Rosi Mauro si tiene il sindacato padano (Sinpa) e manda su tutte le furie i colonnelli leghisti impegnati a mondare l’immagine del partito compromessa dagli scandali. Chi pensava che la guerra fratricida in casa Lega Nord fosse finita si sbaglia di grosso. Il guanto di sfida arriva dal terzo congresso confederale del Sinpa che si è tenuto ieri nella cornice non proprio operaia dell’Holiday Inn di Milano, un resort quattro stelle con palestra e piscina. Al termine del congresso è arrivata la conferma per acclamazione della Mauro, del vicesegretario generale, Emiliano Tremolada, e il segretario organizzativo, Alessandro Gemme, tutti eletti all’unanimità dai delegati.

Una notizia che di sicuro non avrà fatto piacere a Roberto Maroni, leader in pectore del nuovo Carroccio. E neppure ai colonnelli che hanno guidato l’operazione ripulisti e brigato in lungo e in largo perché il popolo leghista mettesse a fuoco il nemico interno in Rosi Mauro, manipolatrice del leader infermo, Umberto Bossi, in eterna combutta col tesoriere infedele Francesco Belsito con la passione per la Tanzania. Nessuno vuol commentare. Roberto Calderoli, uno dei tre triumviri, è sotto i ferri per un’appendicite e non parla. Non si sa se gli sia venuta prima o dopo la notizia. Maroni non ne vuol sentir parlare e declina l’intervista. Roberto Castelli, ex Guardasigilli, ne sa poco o nulla e Roberto Cota, presidente della regione Piemonte, si guarda bene dal proferire parola. Le ultime elezioni non sono andate bene per il Carroccio che sta perdendo anche i suoi più famosi baluardi.

Del resto lo sgradito ritorno si materializza alla vigilia del “No Imu day” di Verona, prima grande occasione per la Lega di ricostruirsi un’immagine da partito di lotta. Sono le seconde linee però che tentano di sminuire la portata deflagrante della resistenza di Rosi la badante. Ripetendo come un refrain la storiella che “il Sinpa non è il sindacato padano. Sì è vero che per vent’anni Lega Nord e SinPa hanno camminato insieme, ma giuridcamente è autonomo, noi non sappiamo neppure chi e quanti siano gli iscritti. Da quanto ne sappiamo non ce ne sono”, sostiene uno degli uomini più vicini al triumvirato che deve traghettare la Lega fino al congresso di luglio. E poco importa se la Mauro era la vicepresidente del Senato portata in palmo di mano da Bossi e allo stesso tempo la fondatrice del SinPa. Ma la ricostruzione in salsa revisionista delle convergenze parallele/autonome tra sindacato e partito non convince nessuno, soprattutto la Mauro che nella 22esima “batelada” del maggio scorso e nel bollettino di giugno rivendica in lungo in largo l’importanza che le ragioni del Nord siano protagoniste dei cambiamenti nel mondo del lavoro e nelle fabbriche padane con il SinPa.
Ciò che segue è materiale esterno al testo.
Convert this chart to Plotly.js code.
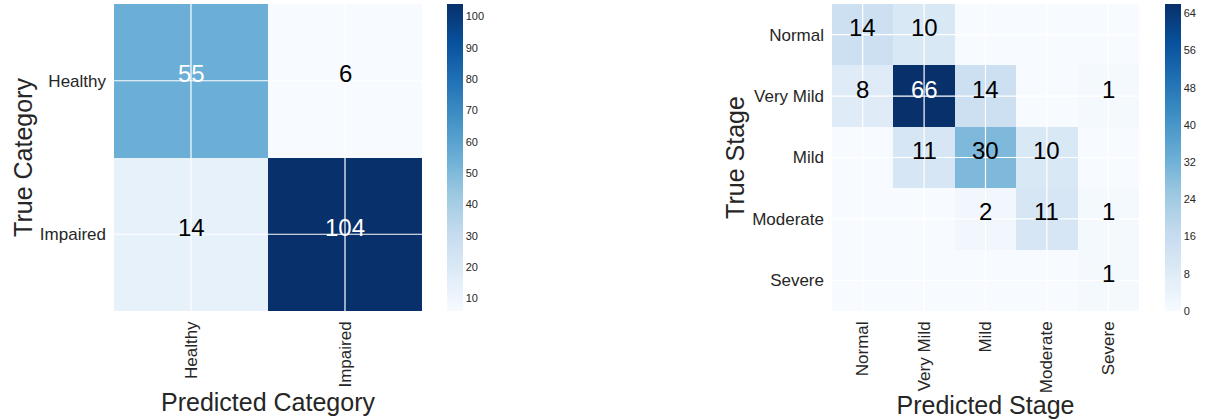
<!DOCTYPE html>
<html><head><meta charset="utf-8">
<script src="https://cdn.plot.ly/plotly-3.0.1.min.js"></script>
<style>html,body{margin:0;padding:0;background:#fff}#c{width:1210px;height:419px}</style>
</head><body><div id="c"></div>
<script>
const binCats = ["Healthy", "Impaired"];
const binValues = [[55, 6], [14, 104]];
const binTicks = [10, 20, 30, 40, 50, 60, 70, 80, 90, 100];
const stageCats = ["Normal", "Very Mild", "Mild", "Moderate", "Severe"];
const stageValues = [
  [14, 10, 0, 0, 0],
  [8, 66, 14, 0, 1],
  [0, 11, 30, 10, 0],
  [0, 0, 2, 11, 1],
  [0, 0, 0, 0, 1]
];
const stageTicks = [0, 8, 16, 24, 32, 40, 48, 56, 64];

const blues = [[0,'#f7fbff'],[0.125,'#deebf7'],[0.25,'#c6dbef'],[0.375,'#9ecae1'],[0.5,'#6baed6'],[0.625,'#4292c6'],[0.75,'#2171b5'],[0.875,'#08519c'],[1,'#08306b']];
const FONT = 'Liberation Sans, Arial, sans-serif';
const yDom = [1 - 311/419, 1 - 4/419];

function idx(n){return Array.from({length:n},(_, i)=>i);}
function flat(m){let a=[];m.forEach(r=>r.forEach(v=>a.push(v)));return a;}

function heat(vals, cats, xa, ya, cbx, ticks){
  const all = flat(vals);
  const zmin = Math.min(...all), zmax = Math.max(...all);
  return {
    type:'heatmap', z: vals, x: idx(cats.length), y: idx(cats.length),
    xaxis: xa, yaxis: ya, colorscale: blues, zmin: zmin, zmax: zmax,
    hoverinfo:'skip', xgap:0, ygap:0,
    colorbar:{x: cbx, xanchor:'left', xref:'paper', xpad:0, ypad:0, thickness:16,
      len: yDom[1]-yDom[0], lenmode:'fraction', y:(yDom[0]+yDom[1])/2, yanchor:'middle',
      outlinewidth:0, ticks:'', tickvals: ticks, tickfont:{family:FONT,size:11,color:'#262626'}}
  };
}

function annots(vals, xa, ya, showZero){
  const all = flat(vals);
  const thr = Math.max(...all)/2;
  const out = [];
  vals.forEach((row, i)=>row.forEach((v, j)=>{
    if(v===0 && !showZero) return;
    out.push({x:j, y:i, xref:xa, yref:ya, text:String(v), showarrow:false, yshift:7,
      font:{family:FONT, size:24, color: v>thr ? '#ffffff' : '#000000'}});
  }));
  return out;
}

function gridShapes(n, xa, ya){
  const s = [];
  idx(n).forEach(k=>{
    s.push({type:'line', xref:xa, yref:ya, x0:k, x1:k, y0:-0.5, y1:n-0.5, line:{color:'#ffffff', width:1.2}});
    s.push({type:'line', xref:xa, yref:ya, x0:-0.5, x1:n-0.5, y0:k, y1:k, line:{color:'#ffffff', width:1.2}});
  });
  return s;
}

function xax(dom, cats, title){
  return {domain: dom, tickvals: idx(cats.length), ticktext: cats, tickangle:-90, ticks:'',
    showgrid:false, zeroline:false, showline:false, range:[-0.5, cats.length-0.5],
    ticklabelstandoff:6,
    tickfont:{family:FONT,size:17,color:'#262626'},
    title:{text:title, font:{family:FONT,size:25,color:'#262626'}, standoff:4}};
}
function yax(dom, cats, title, anchor){
  return {domain: dom, anchor: anchor, tickvals: idx(cats.length), ticktext: cats, ticks:'',
    showgrid:false, zeroline:false, showline:false, range:[cats.length-0.5, -0.5],
    ticklabelstandoff:7,
    tickfont:{family:FONT,size:17,color:'#262626'},
    title:{text:title, font:{family:FONT,size:25,color:'#262626'}, standoff:0}};
}

const data = [
  heat(binValues, binCats, 'x', 'y', 447/1210, binTicks),
  heat(stageValues, stageCats, 'x2', 'y2', 1165/1210, stageTicks)
];

const layout = {
  width:1210, height:419, margin:{l:0,r:0,t:0,b:0}, paper_bgcolor:'#ffffff', plot_bgcolor:'#ffffff',
  showlegend:false, font:{family:FONT},
  xaxis: Object.assign(xax([114/1210, 422/1210], binCats, 'Predicted Category'), {anchor:'y'}),
  yaxis: yax(yDom, binCats, 'True Category', 'x'),
  xaxis2: Object.assign(xax([832/1210, 1139/1210], stageCats, 'Predicted Stage'), {anchor:'y2'}),
  yaxis2: yax(yDom, stageCats, 'True Stage', 'x2'),
  annotations: annots(binValues, 'x', 'y', true).concat(annots(stageValues, 'x2', 'y2', false)),
  shapes: gridShapes(binCats.length, 'x', 'y').concat(gridShapes(stageCats.length, 'x2', 'y2'))
};

Plotly.newPlot('c', data, layout, {staticPlot:true, displayModeBar:false});
</script>
</body></html>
A questo punto sarà guerra frontale. Maroni ha annunciato da tempo la volontà di creare un vero sindacato padano al posto di quello farlocco che drenava risorse al partito e non portava iscritti. E sarebbe guerra di numeri, se soltanto il Sinpa ne avesse. Ma si sa, per la sua fondatrice è un grande sindacato, per i militanti padani uno sconosciuto, per i vertici della Lega un prezzo da pagare con spirito di sopportazione all’ingombrante presenza della ex plenipotenziaria di casa Bossi (insieme a una certa indulgenza su investimenti offshore, titoli di studio in saldo, rimborsi elettorali trasformati in oro e diamanti e altre robette). Al sindacato fantasma la Rosi ha poi aggiunto un partito spettrale. Al culmine del bagno di sangue tra leghisti lei gonfiò il petto e scandì “la Lega è morta”, annunciando un nuovo soggetto politico che doveva chiamarsi Gente Comune e che per ora è solo una componente del gruppo misto cui si è aggregato il senatore Bodega. Poca roba. Così poca che alla Mauro non rimane che tenersi attaccata con le unghie a quello che le resta: lo scranno della vicepresidenza del Senato e quel sindacato che – mentre rivendica un ruolo accanto alle famiglie padane colpite dalla crisi – si rinnova, uguale a se stesso, in un hotel di lusso.